L’idée de La femme allégorique a germé dans son esprit après avoir parlé avec une amie qui lui confiait être tannée de recevoir des «dickpics», ces clichés d’organes masculins non sollicités envoyés généralement à des femmes, surtout via les réseaux sociaux. «Elle avait besoin d’évacuer, se rappelle-t-il. Je lui avais dit qu’un jour, j’allais faire un projet de photographies artistiques de femmes nues, mais anonymes. Donc, un gars qui allait voir la photo, qui sent habituellement le besoin d’envoyer un dickpic juste parce qu’il voit une femme nue sur les médias sociaux, il sera obligé de passer à autre chose.»

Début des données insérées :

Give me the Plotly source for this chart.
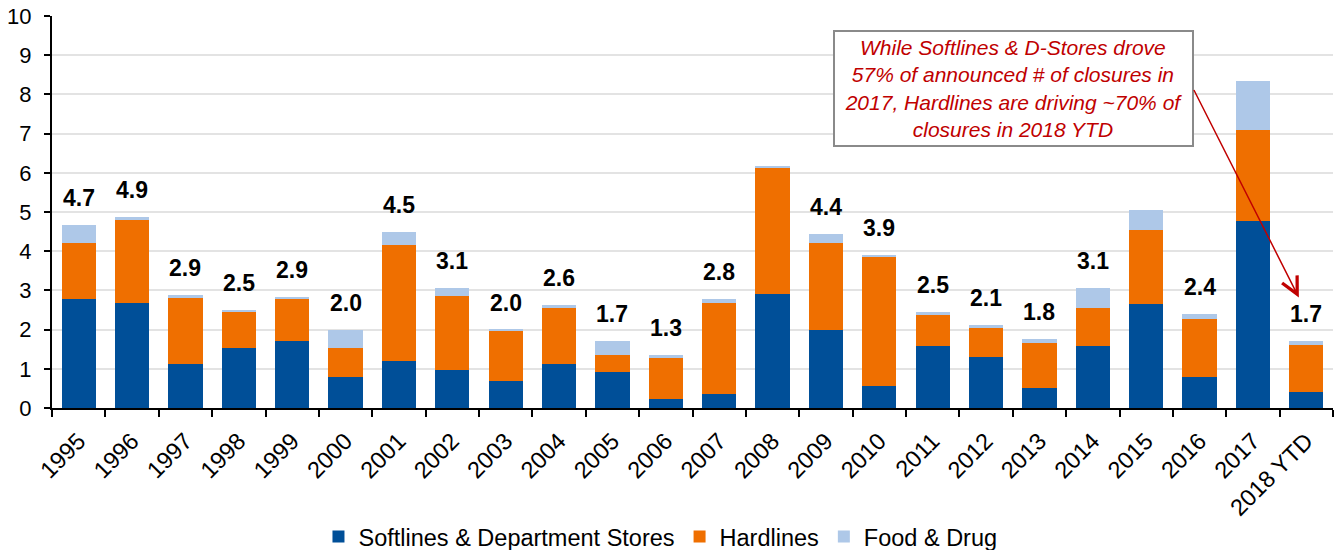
import plotly.graph_objects as go

categories = ["1995", "1996", "1997", "1998", "1999", "2000", "2001", "2002", "2003",
              "2004", "2005", "2006", "2007", "2008", "2009", "2010", "2011", "2012",
              "2013", "2014", "2015", "2016", "2017", "2018 YTD"]

softlines = [2.77, 2.67, 1.11, 1.52, 1.72, 0.78, 1.21, 0.98, 0.70, 1.11, 0.93, 0.22,
             0.37, 2.90, 1.98, 0.55, 1.57, 1.31, 0.52, 1.57, 2.66, 0.80, 4.77, 0.42]
hardlines = [1.45, 2.12, 1.72, 0.94, 1.05, 0.76, 2.94, 1.89, 1.28, 1.45, 0.41, 1.07,
             2.30, 3.24, 2.22, 3.29, 0.81, 0.72, 1.13, 0.97, 1.87, 1.48, 2.31, 1.20]
food_drug = [0.46, 0.07, 0.05, 0.03, 0.07, 0.44, 0.33, 0.20, 0.02, 0.08, 0.36, 0.05,
             0.12, 0.02, 0.25, 0.07, 0.08, 0.10, 0.12, 0.53, 0.53, 0.11, 1.27, 0.10]
total_labels = ["4.7", "4.9", "2.9", "2.5", "2.9", "2.0", "4.5", "3.1", "2.0", "2.6",
                "1.7", "1.3", "2.8", "", "4.4", "3.9", "2.5", "2.1", "1.8", "3.1",
                "", "2.4", "", "1.7"]

note_lines = ["While Softlines & D-Stores drove",
              "57% of announced # of closures in",
              "2017, Hardlines are driving ~70% of",
              "closures in 2018 YTD"]

FONT = "Arial, Liberation Sans, sans-serif"
BLUE = "#004f98"
ORANGE = "#ef6f00"
LIGHT = "#aec8e8"
RED = "#c00000"

fig = go.Figure()
for name, vals, col in [("Softlines & Department Stores", softlines, BLUE),
                        ("Hardlines", hardlines, ORANGE),
                        ("Food & Drug", food_drug, LIGHT)]:
    fig.add_trace(go.Bar(x=categories, y=vals, name=name, marker=dict(color=col, line=dict(width=0))))

totals = [a + b + c for a, b, c in zip(softlines, hardlines, food_drug)]
annotations = []
for i, (tot, lab) in enumerate(zip(totals, total_labels)):
    if lab:
        annotations.append(dict(xref="x", yref="y", x=i, y=tot, text="<b>" + lab + "</b>",
                                showarrow=False, xanchor="center", yanchor="middle", yshift=27,
                                font=dict(family=FONT, size=23, color="black")))

# callout box
annotations.append(dict(xref="paper", yref="y", x=0.7504, y=8.16,
                        xanchor="center", yanchor="middle",
                        text="<br>".join("<i>" + l + "</i>" for l in note_lines),
                        showarrow=False, align="center",
                        font=dict(family=FONT, size=21, color=RED),
                        bgcolor="white", bordercolor="#8a8a8a", borderwidth=2,
                        width=357, height=113, borderpad=0))
# arrow
annotations.append(dict(xref="x", yref="y", axref="x", ayref="y",
                        x=22.86, y=2.82, ax=20.88, ay=8.15, text="",
                        showarrow=True, arrowhead=5, arrowsize=2.2, arrowwidth=1.5,
                        arrowcolor=RED, standoff=0, startstandoff=0))

fig.update_layout(
    barmode="stack", bargap=0.36,
    width=1335, height=550,
    margin=dict(l=52, r=2, t=16, b=142, autoexpand=False),
    plot_bgcolor="white", paper_bgcolor="white",
    font=dict(family=FONT, size=22, color="black"),
    showlegend=True,
    legend=dict(orientation="h", x=0.475, xanchor="center",
                yref="container", y=0.024, yanchor="middle",
                font=dict(size=23.5), traceorder="normal"),
    annotations=annotations,
)
fig.update_xaxes(type="category", range=[-0.5, len(categories) - 0.5], automargin=False,
                 showline=True, linecolor="black", linewidth=2,
                 ticks="outside", tickson="boundaries", ticklen=7, tickwidth=2, tickcolor="black",
                 ticklabelstandoff=8,
                 tickangle=-45, tickfont=dict(size=23.5), showgrid=False)
fig.update_yaxes(range=[0, 10], dtick=1, automargin=False, showline=True, linecolor="black", linewidth=2,
                 ticks="outside", ticklen=6, tickwidth=2, tickcolor="black", ticklabelstandoff=8,
                 showgrid=True, gridcolor="#e3e3e3", gridwidth=2, zeroline=False,
                 tickfont=dict(size=22))

fig.write_html("out.html")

«Ça serait hypocrite de ma part de vouloir montrer juste des femmes «parfaite» sur ma plateforme, alors que moi-même j’ai de la difficulté à m’accepter comme je suis.» -Philippe Roussin
Bien que le cyberharcèlement soit en quelque sorte la genèse du projet, l’initiative de M. Roussin a évolué. Si l’on observe les photographies du projet, il est évident que la diversité corporelle est un aspect très important. Les photos mettent en valeur les «petits défauts» des femmes, comme des cicatrices, des bourrelets ou des vergetures. «Moi-même j’ai vécu des [préoccupations] par le passé par rapport à mon apparence, à mon physique», raconte-t-il, soulignant que ces femmes sont courageuses de se faire photographier malgré leurs complexes.

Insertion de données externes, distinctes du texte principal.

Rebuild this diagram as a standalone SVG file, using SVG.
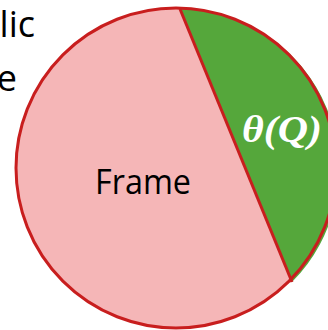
<svg xmlns="http://www.w3.org/2000/svg" width="328" height="330" viewBox="0 0 328 330">
<style>
.lbl{font-family:"Open Sans","Liberation Sans",sans-serif;fill:#000}
.math{font-family:"Liberation Serif","DejaVu Serif",serif;font-weight:bold;font-style:italic;fill:#fff}
</style>
<rect width="328" height="330" fill="#fff"/>
<text class="lbl" x="35" y="37" font-size="36" text-anchor="end">lic</text>
<text class="lbl" x="17" y="91" font-size="36" text-anchor="end">e</text>
<g id="frame">
<circle cx="176" cy="168" r="160" fill="#F5B6B7"/>
<text class="lbl" x="143" y="194" font-size="35" text-anchor="middle" textLength="96" lengthAdjust="spacingAndGlyphs">Frame</text>
</g>
<g id="theta">
<path d="M180,9 A160,160 0 0 1 292,282 Z" fill="#55A73B"/>
<text class="math" x="242" y="142" font-size="38" textLength="80" lengthAdjust="spacingAndGlyphs">θ(Q)</text>
</g>
<g id="connectors">
<line x1="180" y1="9" x2="292" y2="282" stroke="#C81E1E" stroke-width="3"/>
<circle cx="176" cy="168" r="160" fill="none" stroke="#C81E1E" stroke-width="3"/>
</g>
</svg>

Dans sa démarche, l’artiste ne sollicite aucun modèle. Ce sont les femmes qui lui écrivent pour faire une séance photo. Par ce fait, Philippe Roussin explique qu’il est difficile d’avoir une parité de diversité de modèles. Il ne peut pas, par exemple, avoir autant de femmes racisées que de femmes blanches puisqu’il ne sélectionne pas les candidates en conséquence. D’ailleurs, il ne refuse personne.
Féministe
Le compte Instagram «sharinglights» possède près de 15 000 abonnés, une popularité qui surpasse les attentes de M. Roussin. «Toutes mes publications sont anonymes. Les risques que quelqu’un qui connaît la personne photographiée voit la photo sont diminués, et ça diminue alors la visibilité de la plateforme», explique-t-il.
L’artiste soulève qu’il y a beaucoup d’hommes qui photographient des femmes nues. Il estime toutefois que son approche le distingue, notamment par sa sensibilité et son écoute. Il prend toujours le temps de discuter quelques heures de tout et de rien avec les modèles. Il veut les mettre en valeur dans leur quotidien, sans tabous.
Les modèles participent au projet pour différentes raisons, mais l’acceptation de soi est souvent un motif évoqué par les participantes. «Je répète tout le temps que je ne pourrai jamais comprendre la réalité d’une femme, je ne peux pas prétendre faire le projet au regard des yeux d’une femme», souligne-t-il.
Les commentaires des internautes sont majoritairement positifs. Ce que Philippe Roussin entend le plus souvent, particulièrement des femmes, c’est que ça leur fait du bien de voir des modèles féminins qui leur ressemblent et que cela est même nécessaire.